Oil And Treasuries Paint A Divergent Inflation Picture, Yet Is It Even Relevant?
While the capital markets debate has recently shifted to a discussion of who is right: whether equities, surging higher in expectation of something close to Zimbabwean hyperinflation, or the bond market, where yields have been declining, indicating the much more rational credit world is seeing deflation as the norm for a long time, a different perspective of this divergence can be witnessed by comparing treasury curve flattening versus commodity price movements.
The chart below demonstrates the highly correlated performance between the price of oil and the steepness of the Treasury curve as indicated by the 2s10s since the March lows. Yet an odd recent divergence is that the 2s10s has tightened considerably even as oil has continued to attain new highs. One argument here is that oil is driven exclusively by the dollar (devaluation) trend, which in turn is impacting all medium and high beta assets (the dash for trash being a great example).
The preliminary conclusion is that bonds are reflecting a deflationary environment while commodities and stocks are betting on inflation.
As risk has returned with a vengeance and alpha is being chased across asset classes with little to no discrimination, in effect converting the market into one big alpha trampoline, the only remaining rationality seems to be evident in bonds.
Yet even that conclusion could be premature.
As Zero Hedge has pointed out, it is likely that the Treasury market has been gamed via various machinations by the Fed to i) encourage direct bidder interest and ii) to encourage indirect bidders to swap out of agency holdings into Treasuries, (in the same time blurring the distinction between direct and indirect bidders) while equities have been manipulated via three relatively simple schemes including i) massive rolling short squeezes and stock recalls across critical stock classes (financials and REITs being two key examples), ii) HFT strategies designed to encourage momentum chasing in the failure of all other quant factors, and the displacement of traditional market neutral funds, while masking for liquidity provisioning and iii) collapsing stock market volume, with bid interest represented by bankrupt companies due to straggling (and struggling) money managers who are now literally betting the farm on the worst of the worst just to generate a little market outperformance (while traditional L/S 170/70 hedge funds like RenTec's RIEF have been getting killed all year long). In other words, both stocks and bonds are potentially being manipulated to a point where they bear no reflection of the underlying assets, whose values they are purported to represent.

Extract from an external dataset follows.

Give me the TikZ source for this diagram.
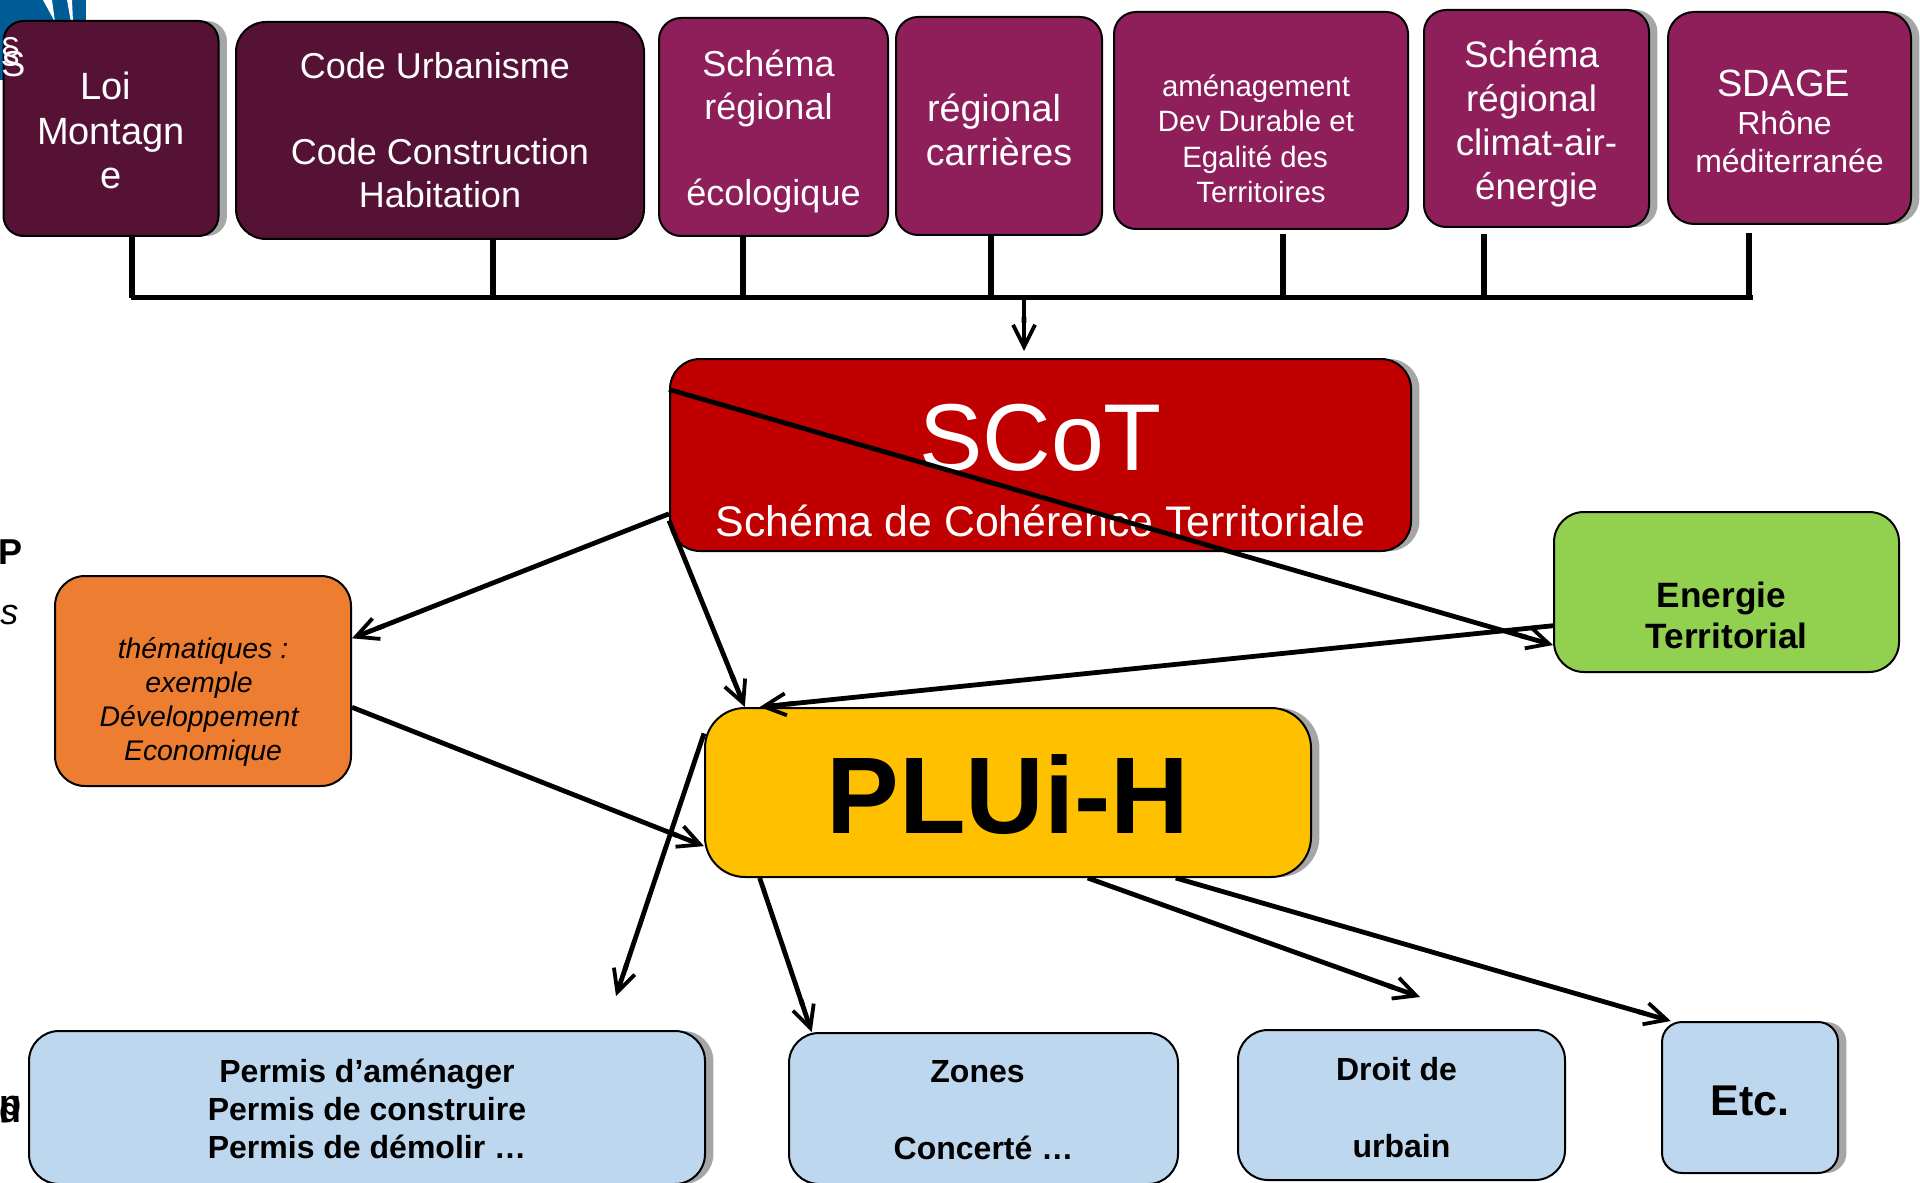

As for the commodity market, while the CFTC laments the passage of a time when several major banks could easily manipulate all commodites, China has quietly taken matters into its own hands and has informed ISDA that it will soon be unliaterally terminating commodities contracts, having said enough to the persistent irrational market which day after day gets the CFTC's blessing to continue mispricing assets courtesy of a select few speculators.
Is it thus surprising that fewer and fewer investors remain in the market (just observe NYSE stock volumes as the Buffett mantra of "buy and hold" is now dead) as the only entities left to speculate amongst each other are a few computers and ever decreasing numbers of degenerate gamblers. Framed in this light, is the debate about inflation versus deflation based on asset trends really relevant: a bizarro market dominated by animal spirits and intraday greed has ceased to indicate any long-term trends and our advice is to simply enjoy it for what it is - a ponzi casino, whose only real correlation is the Madoff pyramid, in which the mechanism works as long as there are marginal gullible investors. However, once the game of musical chairs ends, investors/speculators should not be surprised to find that the game was rigged from the start and there were no chairs to begin with.